BP could face penalty of $18bn in second phase of oil spill trial
In the latest trial, the US court will estimate the quantity of oil leaked into the Gulf of Mexico.
The British oil and gas giant BP is expected to face a fine of up to $18bn over the 2010 Deepwater Horizon disaster as part of the second phase of trial that will begin in New Orleans today.
The expected fine is five times the $3.5bn set aside by the company earlier for penalties.
In the second trial, the court will mostly look into the efforts made by BP in closing the well in the Gulf of Mexico that leaked oil for 87 days. In addition, the court will also estimate the quantity of oil leaked into the sea.
The trial is expected to run for 30 days.
BP will also look to reduce payouts to individuals and businesses affected by the oil spill as it has already exceeded the $7.8bn set aside for the uncapped settlement.
The first phase of the trail that closed in April focused on the share of damages caused by BP and its partners Transocean and Halliburton in the incident.
In the latest trial, the federal government will argue that BP underestimated the size of the oil spill and wasted time trying to plug the well with debris when the flow was too strong, reported the Guardian.
The government’s argument is anticipated to be vital to estimate the final penalty for BP.
As per the Clean Water Act, BP may be imposed a penalty of $1,100 for each barrel of oil that leaked into the sea.

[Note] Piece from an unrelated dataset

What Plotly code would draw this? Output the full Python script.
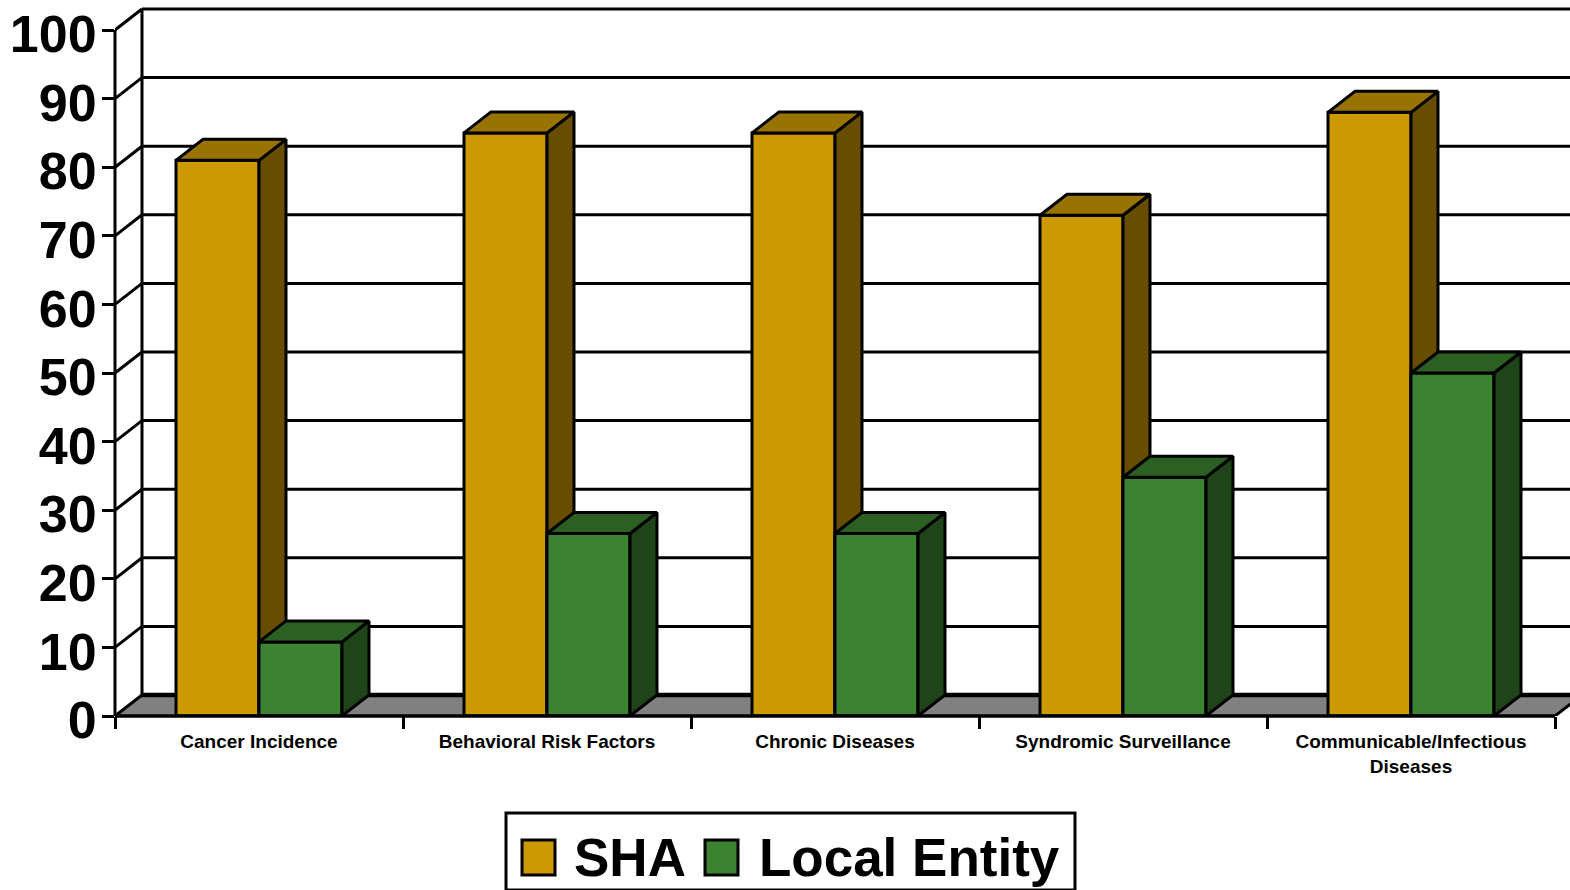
import plotly.graph_objects as go

categories = ["Cancer Incidence", "Behavioral Risk Factors", "Chronic Diseases",
              "Syndromic Surveillance", "Communicable/Infectious<br>Diseases"]
sha_values = [81, 85, 85, 73, 88]
local_values = [10.8, 26.6, 26.6, 34.8, 50]
y_ticks = [0, 10, 20, 30, 40, 50, 60, 70, 80, 90, 100]

GOLD, GOLD_TOP, GOLD_SIDE = "#CC9900", "#997300", "#664D00"
GREEN, GREEN_TOP, GREEN_SIDE = "#3B8330", "#2C5F22", "#1F4419"
FLOOR = "#808080"
LW = 3

W, H = 1570, 890
L, B = 115, 174
PX_X, PX_Y = 288, 6.86
DX, DY = 27 / PX_X, 21 / PX_Y
BAR_W = 83 / PX_X
X_RANGE = [0, (W - L) / PX_X]
Y_RANGE = [0, (H - B) / PX_Y]
centers = [i + 0.5 for i in range(len(categories))]


def faces(left_edges, width, values):
    tx, ty, sx, sy = [], [], [], []
    for x0, v in zip(left_edges, values):
        x1 = x0 + width
        tx += [x0, x0 + DX, x1 + DX, x1, x0, None]
        ty += [v, v + DY, v + DY, v, v, None]
        sx += [x1, x1 + DX, x1 + DX, x1, x1, None]
        sy += [v, v + DY, DY, 0, v, None]
    return tx, ty, sx, sy


def poly(x, y, color, xaxis, yaxis):
    return go.Scatter(x=x, y=y, mode="lines", fill="toself", fillcolor=color,
                      line=dict(color="black", width=LW), showlegend=False,
                      hoverinfo="skip", xaxis=xaxis, yaxis=yaxis)


fig = go.Figure()
fig.add_trace(go.Bar(x=centers, y=sha_values, width=BAR_W, offset=-BAR_W, name="SHA",
                     marker=dict(color=GOLD, line=dict(color="black", width=LW)),
                     showlegend=False, xaxis="x", yaxis="y"))
gx = [c - BAR_W for c in centers]
tx, ty, sx, sy = faces(gx, BAR_W, sha_values)
fig.add_trace(poly(sx, sy, GOLD_SIDE, "x", "y"))
fig.add_trace(poly(tx, ty, GOLD_TOP, "x", "y"))

fig.add_trace(go.Bar(x=centers, y=local_values, width=BAR_W, offset=0, name="Local Entity",
                     marker=dict(color=GREEN, line=dict(color="black", width=LW)),
                     showlegend=False, xaxis="x2", yaxis="y2"))
tx, ty, sx, sy = faces(centers, BAR_W, local_values)
fig.add_trace(poly(sx, sy, GREEN_SIDE, "x2", "y2"))
fig.add_trace(poly(tx, ty, GREEN_TOP, "x2", "y2"))

# legend entries
fig.add_trace(go.Bar(x=[None], y=[None], name="SHA", marker=dict(color=GOLD, line=dict(width=0)),
                     xaxis="x", yaxis="y"))
fig.add_trace(go.Bar(x=[None], y=[None], name="Local Entity", marker=dict(color=GREEN, line=dict(width=0)),
                     xaxis="x", yaxis="y"))

shapes = []
line = dict(color="black", width=LW)


def below(x0, x1, y0, y1, width=LW):
    shapes.append(dict(type="line", xref="x", yref="y", layer="below", x0=x0, x1=x1,
                       y0=y0, y1=y1, line=dict(color="black", width=width)))


# floor
shapes.append(dict(type="path", xref="x", yref="y", layer="below",
                   path=f"M 0 0 L {DX} {DY} L {X_RANGE[1] + DX} {DY} L {5 + DX} {DY} L 5 0 Z",
                   fillcolor=FLOOR, line=dict(width=0)))
# back wall grid and left wall diagonals
for t in y_ticks:
    below(DX, X_RANGE[1], t + DY, t + DY, 4.5 if t == 0 else LW)
    below(0, DX, t, t + DY)
below(DX, DX, DY, 100 + DY)
below(5, 5 + DX, 0, DY)


def paper_x(px):
    return (px - L) / (W - L)


def paper_y(py):
    return (H - B - py) / (H - B)


# axis lines that stop at the last tick (paper refs are not clipped at the plot edge)
shapes.append(dict(type="line", xref="paper", yref="paper", layer="above", x0=0, x1=0,
                   y0=0, y1=100 / Y_RANGE[1], line=line))
shapes.append(dict(type="line", xref="paper", yref="paper", layer="above", x0=0,
                   x1=5 / X_RANGE[1], y0=0, y1=0, line=dict(color="black", width=3.5)))

# legend frame and swatches
shapes.append(dict(type="rect", xref="paper", yref="paper", layer="above",
                   x0=paper_x(506), x1=paper_x(1075), y0=paper_y(890), y1=paper_y(813),
                   line=line))
for px, col in ((522, GOLD), (705, GREEN)):
    shapes.append(dict(type="rect", xref="paper", yref="paper", layer="above",
                       x0=paper_x(px), x1=paper_x(px + 33), y0=paper_y(875), y1=paper_y(840),
                       fillcolor=col, line=line))

axis_common = dict(showline=False, showgrid=False, zeroline=False)
fig.update_layout(
    width=W, height=H, autosize=False,
    margin=dict(l=L, r=0, t=0, b=B, pad=0),
    paper_bgcolor="white", plot_bgcolor="white",
    font=dict(family="Liberation Sans", color="black"),
    barmode="overlay",
    showlegend=True,
    shapes=shapes,
    xaxis=dict(range=X_RANGE, tickmode="array", tickvals=list(range(6)), ticktext=[""] * 6,
               ticks="outside", ticklen=12, tickwidth=LW, tickcolor="black", **axis_common),
    xaxis2=dict(range=X_RANGE, overlaying="x", side="bottom", tickmode="array", tickvals=centers,
                ticktext=[f"<b>{c}</b>" for c in categories], ticks="", ticklabelstandoff=12,
                tickangle=0, tickfont=dict(size=19), **axis_common),
    yaxis=dict(range=Y_RANGE, tickmode="array", tickvals=y_ticks,
               ticktext=[f"<b>{t}</b>" for t in y_ticks], ticks="outside", ticklen=12,
               tickwidth=LW, tickcolor="black", tickfont=dict(size=52), ticklabelstandoff=-5,
               ticklabelshift=4, ticklabeloverflow="allow", **axis_common),
    yaxis2=dict(range=Y_RANGE, overlaying="y", showticklabels=False, ticks="", **axis_common),
    legend=dict(orientation="h", xref="container", yref="container",
                x=506 / W, xanchor="left", y=(H - 814) / H, yanchor="top",
                bgcolor="rgba(255,255,255,0)", borderwidth=0,
                font=dict(size=53, weight="bold"), itemwidth=58, traceorder="normal"),
)
fig.write_html("out.html", config={"displayModeBar": False},
               post_script="document.body.style.margin='0';document.documentElement.style.overflow='hidden';")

Furthermore, the fine may be increased to $4,300 per barrel if BP is found to be guilty of gross negligence by the US court.
The outcome of the first two phases of the trial is expected in early 2014. The third and final phase of the trial will begin next year to decide exact penalties for damages.
The 2010 Deepwater Horizon oil incident is the biggest offshore disaster in the US history that killed 11 workers and leaked huge quantity of oil into the sea.